(begin)
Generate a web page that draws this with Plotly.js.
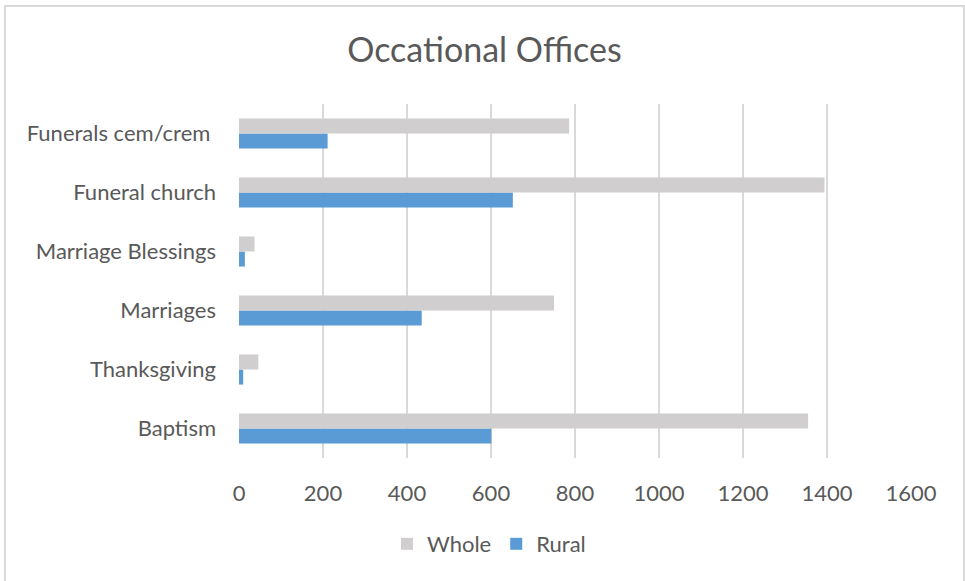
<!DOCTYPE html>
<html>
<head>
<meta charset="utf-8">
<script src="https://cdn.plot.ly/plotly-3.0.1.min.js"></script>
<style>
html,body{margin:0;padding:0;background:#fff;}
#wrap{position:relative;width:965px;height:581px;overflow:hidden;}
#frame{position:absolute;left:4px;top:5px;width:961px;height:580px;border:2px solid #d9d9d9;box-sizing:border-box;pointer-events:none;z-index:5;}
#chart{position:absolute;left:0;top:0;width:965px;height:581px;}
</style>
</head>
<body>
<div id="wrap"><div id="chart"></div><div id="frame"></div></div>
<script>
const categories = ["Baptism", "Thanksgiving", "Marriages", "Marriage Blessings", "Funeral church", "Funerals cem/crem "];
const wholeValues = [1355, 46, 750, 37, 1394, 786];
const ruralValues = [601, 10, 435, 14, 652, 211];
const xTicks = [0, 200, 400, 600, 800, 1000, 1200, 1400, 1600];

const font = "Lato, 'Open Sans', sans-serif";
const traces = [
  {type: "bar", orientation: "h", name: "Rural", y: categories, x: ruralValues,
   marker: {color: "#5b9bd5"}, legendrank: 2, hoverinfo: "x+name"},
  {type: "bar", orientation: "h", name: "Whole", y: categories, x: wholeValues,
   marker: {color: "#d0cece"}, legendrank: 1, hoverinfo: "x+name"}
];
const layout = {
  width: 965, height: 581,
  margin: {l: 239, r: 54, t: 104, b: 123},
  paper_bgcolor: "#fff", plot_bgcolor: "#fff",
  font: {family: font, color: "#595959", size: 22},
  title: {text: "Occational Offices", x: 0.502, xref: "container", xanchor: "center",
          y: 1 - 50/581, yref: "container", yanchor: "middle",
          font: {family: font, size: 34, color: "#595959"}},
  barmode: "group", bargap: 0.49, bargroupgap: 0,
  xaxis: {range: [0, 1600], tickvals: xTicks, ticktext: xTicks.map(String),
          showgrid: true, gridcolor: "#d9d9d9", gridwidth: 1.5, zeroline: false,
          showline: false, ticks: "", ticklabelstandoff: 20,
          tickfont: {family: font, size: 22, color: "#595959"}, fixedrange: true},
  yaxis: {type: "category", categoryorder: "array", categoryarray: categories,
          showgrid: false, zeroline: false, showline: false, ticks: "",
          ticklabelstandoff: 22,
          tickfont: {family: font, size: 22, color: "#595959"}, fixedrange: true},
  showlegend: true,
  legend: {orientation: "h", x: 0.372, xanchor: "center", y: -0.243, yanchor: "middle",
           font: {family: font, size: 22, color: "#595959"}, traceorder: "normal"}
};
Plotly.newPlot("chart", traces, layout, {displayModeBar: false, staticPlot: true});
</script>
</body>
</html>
(end)
§ **Exercise prompt**
Leave out the pictures and transcribe everything else exactly.

§ **Task output**
Generate a web page that draws this with Plotly.js.
<!DOCTYPE html>
<html>
<head>
<meta charset="utf-8">
<script src="https://cdn.plot.ly/plotly-3.0.1.min.js"></script>
<style>
html,body{margin:0;padding:0;background:#fff;}
#wrap{position:relative;width:965px;height:581px;overflow:hidden;}
#frame{position:absolute;left:4px;top:5px;width:961px;height:580px;border:2px solid #d9d9d9;box-sizing:border-box;pointer-events:none;z-index:5;}
#chart{position:absolute;left:0;top:0;width:965px;height:581px;}
</style>
</head>
<body>
<div id="wrap"><div id="chart"></div><div id="frame"></div></div>
<script>
const categories = ["Baptism", "Thanksgiving", "Marriages", "Marriage Blessings", "Funeral church", "Funerals cem/crem "];
const wholeValues = [1355, 46, 750, 37, 1394, 786];
const ruralValues = [601, 10, 435, 14, 652, 211];
const xTicks = [0, 200, 400, 600, 800, 1000, 1200, 1400, 1600];

const font = "Lato, 'Open Sans', sans-serif";
const traces = [
  {type: "bar", orientation: "h", name: "Rural", y: categories, x: ruralValues,
   marker: {color: "#5b9bd5"}, legendrank: 2, hoverinfo: "x+name"},
  {type: "bar", orientation: "h", name: "Whole", y: categories, x: wholeValues,
   marker: {color: "#d0cece"}, legendrank: 1, hoverinfo: "x+name"}
];
const layout = {
  width: 965, height: 581,
  margin: {l: 239, r: 54, t: 104, b: 123},
  paper_bgcolor: "#fff", plot_bgcolor: "#fff",
  font: {family: font, color: "#595959", size: 22},
  title: {text: "Occational Offices", x: 0.502, xref: "container", xanchor: "center",
          y: 1 - 50/581, yref: "container", yanchor: "middle",
          font: {family: font, size: 34, color: "#595959"}},
  barmode: "group", bargap: 0.49, bargroupgap: 0,
  xaxis: {range: [0, 1600], tickvals: xTicks, ticktext: xTicks.map(String),
          showgrid: true, gridcolor: "#d9d9d9", gridwidth: 1.5, zeroline: false,
          showline: false, ticks: "", ticklabelstandoff: 20,
          tickfont: {family: font, size: 22, color: "#595959"}, fixedrange: true},
  yaxis: {type: "category", categoryorder: "array", categoryarray: categories,
          showgrid: false, zeroline: false, showline: false, ticks: "",
          ticklabelstandoff: 22,
          tickfont: {family: font, size: 22, color: "#595959"}, fixedrange: true},
  showlegend: true,
  legend: {orientation: "h", x: 0.372, xanchor: "center", y: -0.243, yanchor: "middle",
           font: {family: font, size: 22, color: "#595959"}, traceorder: "normal"}
};
Plotly.newPlot("chart", traces, layout, {displayModeBar: false, staticPlot: true});
</script>
</body>
</html>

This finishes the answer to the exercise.